Reproduce each line from the first in the data through the line that contains "const eventTimes = [0, 0.8];" exactly; give nothing else.
════
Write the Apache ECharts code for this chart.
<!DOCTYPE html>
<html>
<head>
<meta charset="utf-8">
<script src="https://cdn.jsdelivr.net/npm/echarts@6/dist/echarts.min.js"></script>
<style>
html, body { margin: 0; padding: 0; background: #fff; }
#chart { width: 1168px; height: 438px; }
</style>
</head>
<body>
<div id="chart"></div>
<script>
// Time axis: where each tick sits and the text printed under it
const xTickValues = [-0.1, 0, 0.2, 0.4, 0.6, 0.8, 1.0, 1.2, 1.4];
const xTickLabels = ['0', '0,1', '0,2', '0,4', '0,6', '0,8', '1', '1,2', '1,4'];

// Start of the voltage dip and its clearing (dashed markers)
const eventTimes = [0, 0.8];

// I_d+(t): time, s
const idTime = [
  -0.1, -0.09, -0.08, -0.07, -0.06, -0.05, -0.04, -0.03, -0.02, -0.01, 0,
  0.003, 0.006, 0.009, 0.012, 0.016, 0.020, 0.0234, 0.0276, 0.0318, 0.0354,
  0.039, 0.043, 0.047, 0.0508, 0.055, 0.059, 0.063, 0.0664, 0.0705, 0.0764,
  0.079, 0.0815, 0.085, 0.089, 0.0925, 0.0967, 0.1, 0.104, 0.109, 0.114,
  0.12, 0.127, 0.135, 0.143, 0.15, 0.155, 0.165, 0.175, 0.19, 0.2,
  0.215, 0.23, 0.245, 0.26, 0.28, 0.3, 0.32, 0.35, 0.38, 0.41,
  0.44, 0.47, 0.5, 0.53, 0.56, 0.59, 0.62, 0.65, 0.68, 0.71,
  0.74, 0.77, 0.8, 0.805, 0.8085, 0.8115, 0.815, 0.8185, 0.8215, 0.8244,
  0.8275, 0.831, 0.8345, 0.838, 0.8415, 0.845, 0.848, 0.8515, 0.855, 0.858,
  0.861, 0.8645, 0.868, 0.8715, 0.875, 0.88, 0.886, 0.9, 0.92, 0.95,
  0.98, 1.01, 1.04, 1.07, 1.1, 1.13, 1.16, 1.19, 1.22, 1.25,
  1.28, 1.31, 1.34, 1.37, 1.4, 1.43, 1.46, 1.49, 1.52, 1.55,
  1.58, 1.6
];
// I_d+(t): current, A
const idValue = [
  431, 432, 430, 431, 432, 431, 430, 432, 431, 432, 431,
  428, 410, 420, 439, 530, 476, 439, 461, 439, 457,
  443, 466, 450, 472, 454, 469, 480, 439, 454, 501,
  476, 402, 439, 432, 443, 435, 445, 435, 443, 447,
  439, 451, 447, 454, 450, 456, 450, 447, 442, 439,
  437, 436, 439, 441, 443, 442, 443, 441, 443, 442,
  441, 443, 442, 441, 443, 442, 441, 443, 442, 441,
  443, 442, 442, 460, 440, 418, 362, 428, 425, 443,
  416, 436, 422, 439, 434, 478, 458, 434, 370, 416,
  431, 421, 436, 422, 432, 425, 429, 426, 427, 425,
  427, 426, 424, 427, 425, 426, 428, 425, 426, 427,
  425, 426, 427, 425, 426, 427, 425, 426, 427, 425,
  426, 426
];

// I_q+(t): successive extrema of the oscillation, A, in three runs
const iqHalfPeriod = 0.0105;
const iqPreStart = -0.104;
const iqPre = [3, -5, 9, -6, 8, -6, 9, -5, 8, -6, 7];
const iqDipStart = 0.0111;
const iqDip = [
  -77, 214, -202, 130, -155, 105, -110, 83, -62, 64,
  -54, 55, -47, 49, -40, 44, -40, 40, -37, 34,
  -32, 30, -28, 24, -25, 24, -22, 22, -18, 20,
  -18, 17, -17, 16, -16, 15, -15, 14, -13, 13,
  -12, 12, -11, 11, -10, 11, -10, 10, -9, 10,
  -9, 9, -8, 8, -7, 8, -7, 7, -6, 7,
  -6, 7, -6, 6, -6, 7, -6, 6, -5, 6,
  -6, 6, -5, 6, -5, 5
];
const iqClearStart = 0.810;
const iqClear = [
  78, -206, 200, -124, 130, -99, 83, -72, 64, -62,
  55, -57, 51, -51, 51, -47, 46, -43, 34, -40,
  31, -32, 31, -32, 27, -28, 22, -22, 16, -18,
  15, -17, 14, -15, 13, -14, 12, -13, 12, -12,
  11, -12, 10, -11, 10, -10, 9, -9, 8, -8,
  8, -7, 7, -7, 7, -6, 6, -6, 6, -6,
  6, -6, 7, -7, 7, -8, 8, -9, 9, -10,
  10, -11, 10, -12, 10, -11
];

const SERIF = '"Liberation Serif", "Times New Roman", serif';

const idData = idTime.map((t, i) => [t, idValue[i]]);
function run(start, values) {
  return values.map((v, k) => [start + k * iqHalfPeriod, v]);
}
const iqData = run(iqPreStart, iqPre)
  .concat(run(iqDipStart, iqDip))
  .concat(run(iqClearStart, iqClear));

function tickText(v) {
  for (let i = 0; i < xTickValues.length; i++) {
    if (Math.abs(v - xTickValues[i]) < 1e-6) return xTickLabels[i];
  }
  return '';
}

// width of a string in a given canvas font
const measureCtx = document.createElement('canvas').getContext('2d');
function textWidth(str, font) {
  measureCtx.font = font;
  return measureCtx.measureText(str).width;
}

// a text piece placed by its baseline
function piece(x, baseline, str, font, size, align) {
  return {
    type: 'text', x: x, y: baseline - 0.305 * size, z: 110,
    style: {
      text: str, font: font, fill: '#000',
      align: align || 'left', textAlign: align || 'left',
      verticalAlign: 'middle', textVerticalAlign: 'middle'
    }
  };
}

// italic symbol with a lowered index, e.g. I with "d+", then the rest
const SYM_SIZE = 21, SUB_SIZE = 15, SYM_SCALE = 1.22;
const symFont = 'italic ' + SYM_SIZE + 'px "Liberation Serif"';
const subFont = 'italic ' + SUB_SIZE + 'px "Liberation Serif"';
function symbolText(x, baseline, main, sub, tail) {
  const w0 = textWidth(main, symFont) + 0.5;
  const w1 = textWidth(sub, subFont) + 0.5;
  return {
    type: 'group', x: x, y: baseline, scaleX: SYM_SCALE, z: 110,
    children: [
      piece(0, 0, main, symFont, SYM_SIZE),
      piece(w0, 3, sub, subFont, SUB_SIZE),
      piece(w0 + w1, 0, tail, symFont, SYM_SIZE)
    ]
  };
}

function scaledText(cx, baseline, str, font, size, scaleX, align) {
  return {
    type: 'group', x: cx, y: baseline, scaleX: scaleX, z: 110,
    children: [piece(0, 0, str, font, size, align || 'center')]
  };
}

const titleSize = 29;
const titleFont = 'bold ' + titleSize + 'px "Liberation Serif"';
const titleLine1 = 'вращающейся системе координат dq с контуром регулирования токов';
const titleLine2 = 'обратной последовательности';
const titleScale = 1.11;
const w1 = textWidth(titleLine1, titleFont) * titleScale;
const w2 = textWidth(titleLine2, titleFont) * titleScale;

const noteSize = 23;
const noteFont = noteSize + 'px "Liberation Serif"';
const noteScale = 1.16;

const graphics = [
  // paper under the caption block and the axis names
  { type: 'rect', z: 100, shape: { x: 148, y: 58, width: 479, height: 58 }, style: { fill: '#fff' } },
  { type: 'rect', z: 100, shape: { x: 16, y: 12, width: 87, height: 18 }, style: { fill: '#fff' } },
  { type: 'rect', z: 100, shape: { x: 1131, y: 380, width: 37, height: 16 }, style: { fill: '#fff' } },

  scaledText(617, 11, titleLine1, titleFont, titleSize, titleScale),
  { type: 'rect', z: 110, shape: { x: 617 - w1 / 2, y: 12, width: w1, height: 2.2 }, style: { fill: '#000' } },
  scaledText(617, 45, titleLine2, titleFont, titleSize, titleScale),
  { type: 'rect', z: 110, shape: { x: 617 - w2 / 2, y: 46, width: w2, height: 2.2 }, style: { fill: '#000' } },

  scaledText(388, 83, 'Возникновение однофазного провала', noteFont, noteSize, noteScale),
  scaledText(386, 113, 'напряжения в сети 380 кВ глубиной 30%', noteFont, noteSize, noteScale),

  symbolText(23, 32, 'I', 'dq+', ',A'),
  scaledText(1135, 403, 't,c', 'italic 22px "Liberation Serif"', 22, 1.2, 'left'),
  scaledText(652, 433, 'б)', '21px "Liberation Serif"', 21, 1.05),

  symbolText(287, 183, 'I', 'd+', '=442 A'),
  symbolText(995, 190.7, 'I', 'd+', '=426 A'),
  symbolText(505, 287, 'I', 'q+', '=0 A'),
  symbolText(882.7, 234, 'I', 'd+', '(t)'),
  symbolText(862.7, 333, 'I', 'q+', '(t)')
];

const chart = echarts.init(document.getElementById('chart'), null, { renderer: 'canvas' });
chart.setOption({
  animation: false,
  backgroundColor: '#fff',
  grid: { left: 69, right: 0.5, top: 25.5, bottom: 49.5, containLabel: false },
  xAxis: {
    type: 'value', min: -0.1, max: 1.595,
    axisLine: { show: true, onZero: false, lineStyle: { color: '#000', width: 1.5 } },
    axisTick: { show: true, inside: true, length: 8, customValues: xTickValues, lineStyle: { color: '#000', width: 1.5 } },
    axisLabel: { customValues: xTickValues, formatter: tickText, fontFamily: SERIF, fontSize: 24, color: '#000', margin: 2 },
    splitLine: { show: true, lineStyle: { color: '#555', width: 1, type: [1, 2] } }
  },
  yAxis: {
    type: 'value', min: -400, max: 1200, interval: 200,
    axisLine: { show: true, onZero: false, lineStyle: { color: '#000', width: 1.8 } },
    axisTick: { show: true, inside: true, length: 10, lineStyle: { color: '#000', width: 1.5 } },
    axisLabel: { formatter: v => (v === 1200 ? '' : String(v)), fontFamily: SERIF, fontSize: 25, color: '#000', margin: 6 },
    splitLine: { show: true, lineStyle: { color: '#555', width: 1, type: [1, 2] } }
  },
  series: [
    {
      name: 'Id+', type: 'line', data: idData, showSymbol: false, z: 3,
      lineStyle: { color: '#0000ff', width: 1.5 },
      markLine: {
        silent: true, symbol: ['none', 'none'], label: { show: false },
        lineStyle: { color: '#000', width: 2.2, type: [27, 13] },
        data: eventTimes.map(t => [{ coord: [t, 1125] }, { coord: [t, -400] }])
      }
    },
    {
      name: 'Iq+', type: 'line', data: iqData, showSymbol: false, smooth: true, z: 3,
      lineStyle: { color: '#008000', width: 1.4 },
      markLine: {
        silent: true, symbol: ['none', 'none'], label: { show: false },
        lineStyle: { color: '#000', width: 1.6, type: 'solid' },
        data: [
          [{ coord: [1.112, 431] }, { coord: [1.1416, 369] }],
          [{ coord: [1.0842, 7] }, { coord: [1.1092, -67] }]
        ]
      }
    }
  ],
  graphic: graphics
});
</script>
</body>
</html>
════
* RESULT OF THE TASK:
Write the Apache ECharts code for this chart.
<!DOCTYPE html>
<html>
<head>
<meta charset="utf-8">
<script src="https://cdn.jsdelivr.net/npm/echarts@6/dist/echarts.min.js"></script>
<style>
html, body { margin: 0; padding: 0; background: #fff; }
#chart { width: 1168px; height: 438px; }
</style>
</head>
<body>
<div id="chart"></div>
<script>
// Time axis: where each tick sits and the text printed under it
const xTickValues = [-0.1, 0, 0.2, 0.4, 0.6, 0.8, 1.0, 1.2, 1.4];
const xTickLabels = ['0', '0,1', '0,2', '0,4', '0,6', '0,8', '1', '1,2', '1,4'];

// Start of the voltage dip and its clearing (dashed markers)
const eventTimes = [0, 0.8];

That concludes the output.